Ignoring Nader: The lead editorial in this morning's New York Times compares the positions of Al Gore and George W. Bush on health care. The Times's priority is universal health insurance coverage, and it finds both Mr. Gore and Mr. Bush disappointing. "Though it is unconscionable that the richest country in the world refuses to cover the insurance needs of all its residents, neither candidate proposes to do much about the problem anytime soon," the Times writes.

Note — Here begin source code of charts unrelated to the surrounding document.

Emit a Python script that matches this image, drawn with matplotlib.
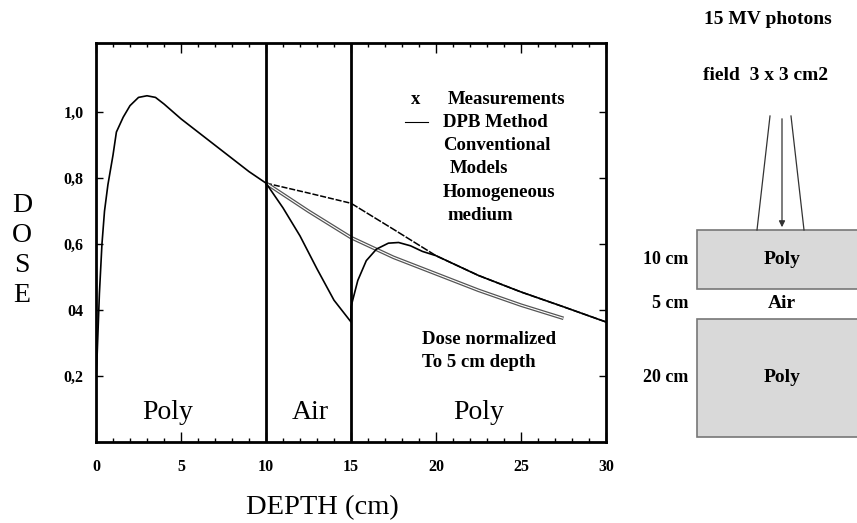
import numpy as np
import matplotlib
matplotlib.use('Agg')
import matplotlib.pyplot as plt
from matplotlib.patches import Rectangle

# depth-dose data (depth in cm, dose normalised to 5 cm)
depth_build = [0.0, 0.05, 0.2, 0.35, 0.5, 0.7, 1.0, 1.2, 1.6, 2.0, 2.5, 3.0, 3.5, 4.0,
               5.0, 6.0, 7.0, 8.0, 9.0, 10.0]
dose_build = [0.20, 0.24, 0.45, 0.60, 0.70, 0.78, 0.87, 0.94, 0.985, 1.02, 1.045, 1.05,
              1.045, 1.025, 0.98, 0.94, 0.90, 0.86, 0.82, 0.785]

# homogeneous medium beyond 10 cm
depth_homog = [10.0, 12.5, 15.0, 17.5, 20.0, 22.5, 25.0, 27.5, 30.0]
dose_homog = [0.785, 0.755, 0.724, 0.645, 0.565, 0.505, 0.455, 0.41, 0.364]

# conventional models
depth_conv = [10.0, 12.5, 15.0, 17.5, 20.0, 22.5, 25.0, 27.5]
dose_conv = [0.785, 0.70, 0.62, 0.56, 0.51, 0.46, 0.415, 0.375]

# DPB method in air and rebuild-up in second poly slab
depth_dpb = [10.0, 11.0, 12.0, 13.0, 14.0, 15.0, 15.0, 15.4, 15.9, 16.5, 17.2, 17.8,
             18.5, 19.2, 20.0, 22.5, 25.0, 27.5, 30.0]
dose_dpb = [0.785, 0.71, 0.625, 0.525, 0.43, 0.364, 0.41, 0.49, 0.55, 0.585, 0.603,
            0.605, 0.595, 0.578, 0.565, 0.505, 0.455, 0.41, 0.364]

interfaces = [10, 15]
regions = ['Poly', 'Air', 'Poly']
region_x = [4.2, 12.6, 22.5]

ytick_vals = [0.2, 0.4, 0.6, 0.8, 1.0]
ytick_labels = ['0,2', '04', '0,6', '0,8', '1,0']
xtick_vals = [0, 5, 10, 15, 20, 25, 30]

# phantom layout for the sketch
layer_names = ['Poly', 'Air', 'Poly']
layer_thick = [10, 5, 20]
layer_fill = [True, False, True]

serif = ['Liberation Serif', 'DejaVu Serif']
W, H = 857, 523

fig = plt.figure(figsize=(W / 100, H / 100), dpi=100)
fig.patch.set_facecolor('white')

ax = fig.add_axes([96 / W, 1 - 442 / H, 510 / W, 399 / H])
ax.set_xlim(0, 30)
ax.set_ylim(0, 1.21)

# curves
ax.plot(depth_build, dose_build, color='black', lw=1.2)
ax.plot(depth_homog[:3], dose_homog[:3], color='black', lw=1.1, ls=(0, (4, 1.2)))
ax.plot(depth_homog[2:], dose_homog[2:], color='black', lw=1.1, ls=(0, (5, 1)))
ax.plot(depth_conv, dose_conv, color='#555555', lw=2.6, solid_capstyle='butt')
ax.plot(depth_conv, dose_conv, color='white', lw=0.8, solid_capstyle='butt')
ax.plot(depth_dpb, dose_dpb, color='black', lw=1.2)

for xi in interfaces:
    ax.axvline(xi, color='black', lw=2)

for name, xr in zip(regions, region_x):
    ax.text(xr, 0.09, name, fontsize=20, family=serif, ha='center', va='center')

# axes styling
for s in ax.spines.values():
    s.set_linewidth(2)
ax.set_xticks(xtick_vals)
ax.set_xticks(np.arange(0, 31, 1), minor=True)
ax.set_yticks(ytick_vals)
ax.set_yticklabels(ytick_labels)
ax.tick_params(axis='both', which='both', direction='in', top=True, right=True)
ax.tick_params(axis='x', which='major', length=7, width=1, pad=12)
ax.tick_params(axis='x', which='minor', length=3, width=1)
ax.tick_params(axis='y', which='major', length=5, width=1, pad=9)
for lab in ax.get_xticklabels() + ax.get_yticklabels():
    lab.set_fontfamily(serif)
    lab.set_fontweight('bold')
    lab.set_fontsize(11.5)

# legend-like text block
tkw = dict(fontsize=13.5, family=serif, fontweight='bold', va='center', ha='left')
ax.text(18.5, 1.04, 'x', **tkw)
ax.text(20.7, 1.04, 'Measurements', **tkw)
ax.plot([18.2, 19.5], [0.97, 0.97], color='black', lw=0.8)
ax.text(20.4, 0.97, 'DPB Method', **tkw)
ax.text(20.4, 0.90, 'Conventional', **tkw)
ax.text(20.8, 0.83, 'Models', **tkw)
ax.text(20.4, 0.758, 'Homogeneous', **tkw)
ax.text(20.7, 0.688, 'medium', **tkw)
ax.text(19.2, 0.31, 'Dose normalized', **tkw)
ax.text(19.2, 0.242, 'To 5 cm depth', **tkw)

fig.text(22 / W, 1 - 250.5 / H, 'D\nO\nS\nE', fontsize=20, family=serif,
         ha='center', va='center', multialignment='center', linespacing=1.25)
fig.text(322 / W, 1 - 508 / H, 'DEPTH (cm)', fontsize=20.5, family=serif,
         ha='center', va='center')

# phantom sketch on the right, in cm units
scale = 5.9  # pixels per cm in the sketch
top_px = 230
axd = fig.add_axes([600 / W, 0, 257 / W, 1])
axd.set_xlim(0, 257 / scale)
axd.set_ylim((H - top_px) / scale, -top_px / scale)
axd.axis('off')

box_x0 = (697 - 600) / scale
box_w = 200 / scale
xc = (782 - 600) / scale
y0 = 0
for name, th, filled in zip(layer_names, layer_thick, layer_fill):
    if filled:
        axd.add_patch(Rectangle((box_x0, y0), box_w, th, facecolor='#d9d9d9',
                                edgecolor='#777777', lw=1.2, clip_on=False))
    axd.text(xc, y0 + th / 2, name, fontsize=14, family=serif, fontweight='bold',
             ha='center', va='center')
    axd.text((688 - 600) / scale, y0 + th / 2, f'{th} cm', fontsize=13, family=serif,
             fontweight='bold', ha='right', va='center')
    y0 += th

beam_top = (116 - top_px) / scale
axd.plot([(770 - 600) / scale, (757 - 600) / scale], [beam_top, 0], color='#333333', lw=0.9)
axd.plot([(791 - 600) / scale, (804 - 600) / scale], [beam_top, 0], color='#333333', lw=0.9)
axd.annotate('', xy=(xc, 0), xytext=(xc, beam_top),
             arrowprops=dict(arrowstyle='-|>', color='#333333', lw=0.9, mutation_scale=9))

axd.text((768 - 600) / scale, (20 - top_px) / scale, '15 MV photons', fontsize=14,
         family=serif, fontweight='bold', ha='center', va='center')
axd.text((766 - 600) / scale, (75 - top_px) / scale, 'field  3 x 3 cm2', fontsize=14,
         family=serif, fontweight='bold', ha='center', va='center')

fig.savefig('out.png', dpi=100, facecolor='white')
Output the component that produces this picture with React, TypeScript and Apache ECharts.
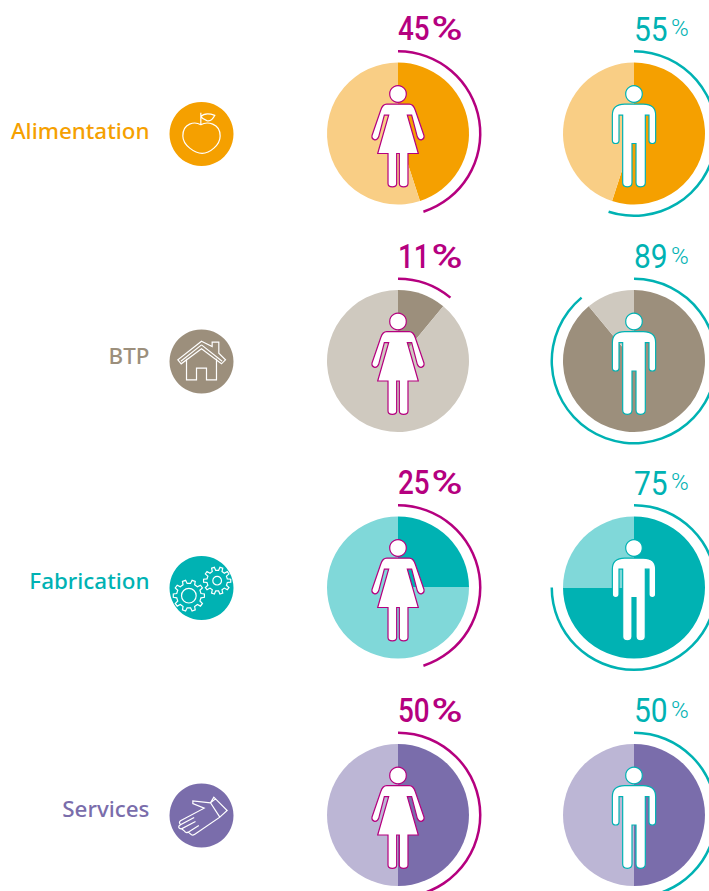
import React, { useEffect, useRef } from "react";
import * as echarts from "echarts";

const categories = ["Alimentation", "BTP", "Fabrication", "Services"];
const womenShare = [45, 11, 25, 50];
const menShare = [55, 89, 75, 50];
const womenArc = [45, 11, 45, 50];
const menArc = [55, 89, 75, 50];
const strongColors = ["#f5a000", "#9c8f7c", "#00b2b3", "#7a6dab"];
const paleColors = ["#f9ce85", "#cfc9bf", "#80d8d9", "#bcb6d5"];
const rowCenters = [133.5, 361, 587.5, 815];
const labelCenters = [130, 355, 580, 808];
const icons = ["apple", "house", "gears", "hand"];

const WOMAN = "#b5007f";
const MAN = "#00b2b3";
const WOMAN_X = 398;
const MAN_X = 634;
const ICON_X = 201.5;

function gear(cx: number, cy: number, ro: number, ri: number, teeth: number, hole: number) {
  const pts: string[] = [];
  const step = (Math.PI * 2) / teeth;
  for (let i = 0; i < teeth; i++) {
    const a = i * step;
    const seq: [number, number][] = [
      [ri, a - step * 0.28],
      [ro, a - step * 0.17],
      [ro, a + step * 0.17],
      [ri, a + step * 0.28],
    ];
    seq.forEach(([r, t], j) => {
      const p = `${(cx + r * Math.cos(t)).toFixed(1)},${(cy + r * Math.sin(t)).toFixed(1)}`;
      pts.push((i === 0 && j === 0 ? "M" : "L") + p);
    });
  }
  pts.push("Z");
  pts.push(`M${cx - hole},${cy} A${hole},${hole} 0 1,1 ${cx + hole},${cy} A${hole},${hole} 0 1,1 ${cx - hole},${cy} Z`);
  return pts.join(" ");
}

const PATHS: Record<string, string> = {
  womanBody:
    "M-34,-88 L34,-88 Q46,-88 52,-70 L78,6 Q80,16 70,19 Q62,20 58,10 L41,-55 L28,-55 L61,60 L30,60 L30,150 Q30,160 17,160 Q4,160 4,150 L4,60 L-4,60 L-4,150 Q-4,160 -17,160 Q-30,160 -30,150 L-30,60 L-61,60 L-28,-55 L-41,-55 L-58,10 Q-62,20 -70,19 Q-80,16 -78,6 L-52,-70 Q-46,-88 -34,-88 Z",
  manBody:
    "M-28,-88 L28,-88 Q65,-88 65,-55 L65,20 Q65,30 55,30 Q45,30 45,20 L45,-55 L34,-55 L34,147 Q34,160 20,160 Q6,160 6,147 L6,30 L-6,30 L-6,147 Q-6,160 -20,160 Q-34,160 -34,147 L-34,-55 L-45,-55 L-45,20 Q-45,30 -55,30 Q-65,30 -65,20 L-65,-55 Q-65,-88 -28,-88 Z",
  apple:
    "M-2,-28 C-20,-38 -56,-34 -56,6 C-56,34 -20,58 2,58 C24,58 56,34 56,6 C56,-34 16,-38 -2,-28 Z M-2,-28 L-2,-64 M-2,-52 Q10,-66 40,-56 Q30,-36 16,-40 Q4,-44 -2,-52 Z",
  house:
    "M0,-61 L32,-45 L32,-58 L52,-58 L52,-25 L72,-5 L60,7 L0,-38 L-61,7 L-71,-5 Z M0,-50 L-62,-1 M0,-50 L62,-1 M-45,-8 L-45,55 L-15,55 L-15,20 L15,20 L15,55 L45,55 L45,-8",
  gears: gear(-38, 23, 47, 37, 10, 22) + " " + gear(47, -22, 41, 31, 10, 13),
  hand:
    "M27,-38 L-26,-44 L-26,-36 L8,-22 L-63,16 Q-70,22 -62,27 L-22,6 M-62,27 L-68,32 Q-70,40 -60,40 L-18,18 M-60,40 L-52,46 Q-48,54 -40,50 L-8,30 M-40,50 L-30,58 Q-26,60 -20,56 L55,5 L27,-38 L37,-55 L77,-15 L55,5 M27,-38 L42,-50",
};

Object.keys(PATHS).forEach((name) => {
  echarts.graphic.registerShape(name, echarts.graphic.extendPath(PATHS[name] as any, {}) as any);
});

function sharePie(center: [number, number], value: number, strong: string, pale: string) {
  return {
    type: "pie",
    silent: true,
    center,
    radius: [0, 71],
    startAngle: 90,
    label: { show: false },
    labelLine: { show: false },
    itemStyle: { borderWidth: 0 },
    data: [
      { value, itemStyle: { color: strong } },
      { value: 100 - value, itemStyle: { color: pale } },
    ],
  };
}

function ringPie(center: [number, number], value: number, color: string) {
  return {
    type: "pie",
    silent: true,
    center,
    radius: [81, 83.5],
    startAngle: 90,
    label: { show: false },
    labelLine: { show: false },
    itemStyle: { borderWidth: 0 },
    data: [
      { value, itemStyle: { color } },
      { value: 100 - value, itemStyle: { color: "rgba(0,0,0,0)" } },
    ],
  };
}

const FIG = 1 / 3;

function figure(kind: "womanBody" | "manBody", x: number, y: number, color: string) {
  return [
    {
      type: kind,
      x,
      y,
      scaleX: FIG,
      scaleY: FIG,
      z: 50,
      silent: true,
      style: { fill: "#ffffff", stroke: color, lineWidth: 3.6 },
    },
    {
      type: "circle",
      x,
      y: y - 39.5,
      z: 50,
      silent: true,
      shape: { r: 8.3 },
      style: { fill: "#ffffff", stroke: color, lineWidth: 1.2 },
    },
  ];
}

function numberText(text: string, x: number, y: number, color: string, font: string, scaleX: number) {
  return {
    type: "text",
    x,
    y,
    scaleX,
    z: 50,
    style: { text, fill: color, font, align: "left", verticalAlign: "middle" },
  };
}

export default function App() {
  const ref = useRef<HTMLDivElement>(null);
  useEffect(() => {
    const chart = echarts.init(ref.current!, null, { renderer: "svg" });
    const series: any[] = [];
    const graphic: any[] = [];
    categories.forEach((cat, i) => {
      const y = rowCenters[i];
      series.push(sharePie([WOMAN_X, y], womenShare[i], strongColors[i], paleColors[i]));
      series.push(ringPie([WOMAN_X, y], womenArc[i], WOMAN));
      series.push(sharePie([MAN_X, y], menShare[i], strongColors[i], paleColors[i]));
      series.push(ringPie([MAN_X, y], menArc[i], MAN));
      graphic.push(...figure("womanBody", WOMAN_X, y, WOMAN));
      graphic.push(...figure("manBody", MAN_X, y, MAN));
      graphic.push({
        type: "text",
        x: 149.5,
        y: labelCenters[i],
        z: 50,
        style: {
          text: cat,
          fill: strongColors[i],
          font: '500 22.4px "Noto Sans"',
          align: "right",
          verticalAlign: "middle",
        },
      });
      graphic.push({
        type: "circle",
        x: ICON_X,
        y: y + 0.5,
        z: 50,
        shape: { r: 32 },
        style: { fill: strongColors[i] },
      });
      graphic.push({
        type: icons[i],
        x: ICON_X,
        y: y + 0.5,
        scaleX: FIG,
        scaleY: FIG,
        z: 51,
        silent: true,
        style: { fill: "none", stroke: "#ffffff", lineWidth: 3.6 },
      });
      const ty = y - 104.5;
      graphic.push(numberText(String(womenShare[i]), WOMAN_X, ty, WOMAN, '500 34px Roboto', 0.82));
      graphic.push(numberText("%", WOMAN_X + 33.5, ty, WOMAN, '500 33px Roboto', 1.28));
      graphic.push(numberText(String(menShare[i]), MAN_X, ty, MAN, '400 34px Roboto', 0.88));
      graphic.push(numberText("%", MAN_X + 37, ty - 1, MAN, '300 24px Roboto', 1));
    });
    chart.setOption({ animation: false, backgroundColor: "#ffffff", series, graphic });
    return () => chart.dispose();
  }, []);
  return (
    <div
      ref={ref}
      style={{ position: "fixed", left: 0, top: 0, width: 709, height: 891, overflow: "hidden" }}
    />
  );
}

If the Times really cares about universal coverage, it ought to have considered Ralph Nader in its editorial. Nader's position on health insurance sounds right in line with that of the Times. On the Nader campaign web site, the candidate is quoted as calling for "universal health care from the cradle through the nursing home, with a single-payer system like Canada's." But the Times editorial today instead ignores Mr. Nader. In the past, the Times has even gone beyond ignoring Mr. Nader to criticize Mr. Nader's candidacy for potentially siphoning votes away from Mr. Gore.
Lost in Boston: An article in the travel section of today's New York Times is written by someone who purports to be a native of Boston. The article nevertheless manages to refer to "the Isabella Stewart Gardiner." This is a reference to the Isabella Stewart Gardner Museum. Gardner spelled her last name without an "i," and the museum is named after her. The Times article got the name wrong.
Lost in Brooklyn: An article in the metro section of this morning's Times uncovers the shocking fact that Orthodox Jews go on dates in the Brooklyn Botanic Garden. But anyone who has spent any time at the garden would know that one of the wonderful things about it is that all kinds of New Yorkers go on dates there. On any weekend day you can see African-American couples, Russian immigrant couples, Indian-American couples, white yuppies, Chinese-American couples -- you name it. The article depicts the Orthodox Jews frolicking in the garden as participating in some kind of obscure and unusual mating ritual, when in fact they are just acting like the rest of their Brooklyn neighbors of all religions and cultural backgrounds.
Immigrants: In its third big story in four days relating to the two workers from Mexico who were assaulted by whites in Long Island who lured them with an offer of work, the Times is still not telling readers whether the two assault victims were legal or illegal immigrants, or whether they could work legally in America. The long front-page story in this morning's paper about workers of the sort who were assaulted adds some interesting details -- the workers "relieve themselves or smoke a little pot" in a clump of trees near a 7-Eleven, and on Friday and Saturday nights they patronize prostitutes that arrive in vans from Queens. But the article fails to place the experiences of the workers and their neighbors in the context of the national policy debate about levels of immigration to America.